==== GIVEN DATA
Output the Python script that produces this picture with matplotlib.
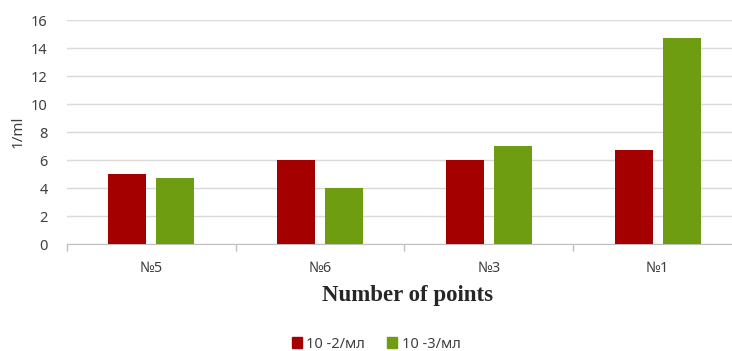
import numpy as np
import matplotlib.pyplot as plt
from matplotlib.patches import Patch

categories = ['№5', '№6', '№3', '№1']
series_names = ['10 -2/мл', '10 -3/мл']
vals_2 = [5.0, 6.0, 6.0, 6.7]
vals_3 = [4.7, 4.0, 7.0, 14.7]
colors = ['#A50000', '#6E9D12']

plt.rcParams['font.family'] = ['Noto Sans', 'DejaVu Sans']

fig = plt.figure(figsize=(7.32, 3.51), dpi=100)
# the chart is cropped on the right, so the axes run past the figure edge
ax = fig.add_axes([67 / 732, 107 / 351, 675 / 732, 224 / 351])

x = np.arange(len(categories))
w = 0.225
off = 0.142
ax.bar(x - off, vals_2, w, color=colors[0], zorder=3)
ax.bar(x + off, vals_3, w, color=colors[1], zorder=3)

ax.set_xlim(-0.5, len(categories) - 0.5)
ax.set_ylim(0, 16)
ax.set_yticks(range(0, 17, 2))
ax.yaxis.grid(True, color='#D9D9D9', linewidth=1)
ax.set_axisbelow(True)

ax.set_xticks(x)
ax.set_xticklabels(categories)
ax.set_xticks(np.arange(-0.5, len(categories)), minor=True)
ax.tick_params(axis='x', which='major', length=0, pad=12, labelsize=10.5, colors='#404040')
ax.tick_params(axis='x', which='minor', length=5, color='#BFBFBF', width=1)
ax.tick_params(axis='y', length=0, pad=14, labelsize=10.5, colors='#404040')

for s in ['left', 'right', 'top']:
    ax.spines[s].set_visible(False)
ax.spines['bottom'].set_color('#BFBFBF')

fig.text(18 / 732, 1 - 132 / 351, '1/ml', rotation=90, ha='center', va='center',
         fontsize=11, color='#404040')
fig.text(408 / 732, 1 - 295 / 351, 'Number of points', ha='center', va='center',
         family='Liberation Serif', fontweight='bold', fontsize=16.5, color='#262626')

handles = [Patch(color=c, label=n) for c, n in zip(colors, series_names)]
fig.legend(handles=handles, loc='center', bbox_to_anchor=(376 / 732, 1 - 344 / 351),
           ncol=2, frameon=False, fontsize=10.5, handlelength=0.7, handleheight=0.7,
           handletextpad=0.3, columnspacing=1.5, labelcolor='#404040')

plt.savefig('out.png', dpi=100)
========
**TASK DESCRIPTION**
Make an exact reproduction of the listing above, without any pictures.

**RESPONSE TO THE TASK**
Output the Python script that produces this picture with matplotlib.
import numpy as np
import matplotlib.pyplot as plt
from matplotlib.patches import Patch

categories = ['№5', '№6', '№3', '№1']
series_names = ['10 -2/мл', '10 -3/мл']
vals_2 = [5.0, 6.0, 6.0, 6.7]
vals_3 = [4.7, 4.0, 7.0, 14.7]
colors = ['#A50000', '#6E9D12']

plt.rcParams['font.family'] = ['Noto Sans', 'DejaVu Sans']

fig = plt.figure(figsize=(7.32, 3.51), dpi=100)
# the chart is cropped on the right, so the axes run past the figure edge
ax = fig.add_axes([67 / 732, 107 / 351, 675 / 732, 224 / 351])

x = np.arange(len(categories))
w = 0.225
off = 0.142
ax.bar(x - off, vals_2, w, color=colors[0], zorder=3)
ax.bar(x + off, vals_3, w, color=colors[1], zorder=3)

ax.set_xlim(-0.5, len(categories) - 0.5)
ax.set_ylim(0, 16)
ax.set_yticks(range(0, 17, 2))
ax.yaxis.grid(True, color='#D9D9D9', linewidth=1)
ax.set_axisbelow(True)

ax.set_xticks(x)
ax.set_xticklabels(categories)
ax.set_xticks(np.arange(-0.5, len(categories)), minor=True)
ax.tick_params(axis='x', which='major', length=0, pad=12, labelsize=10.5, colors='#404040')
ax.tick_params(axis='x', which='minor', length=5, color='#BFBFBF', width=1)
ax.tick_params(axis='y', length=0, pad=14, labelsize=10.5, colors='#404040')

for s in ['left', 'right', 'top']:
    ax.spines[s].set_visible(False)
ax.spines['bottom'].set_color('#BFBFBF')

fig.text(18 / 732, 1 - 132 / 351, '1/ml', rotation=90, ha='center', va='center',
         fontsize=11, color='#404040')
fig.text(408 / 732, 1 - 295 / 351, 'Number of points', ha='center', va='center',
         family='Liberation Serif', fontweight='bold', fontsize=16.5, color='#262626')

handles = [Patch(color=c, label=n) for c, n in zip(colors, series_names)]
fig.legend(handles=handles, loc='center', bbox_to_anchor=(376 / 732, 1 - 344 / 351),
           ncol=2, frameon=False, fontsize=10.5, handlelength=0.7, handleheight=0.7,
           handletextpad=0.3, columnspacing=1.5, labelcolor='#404040')

plt.savefig('out.png', dpi=100)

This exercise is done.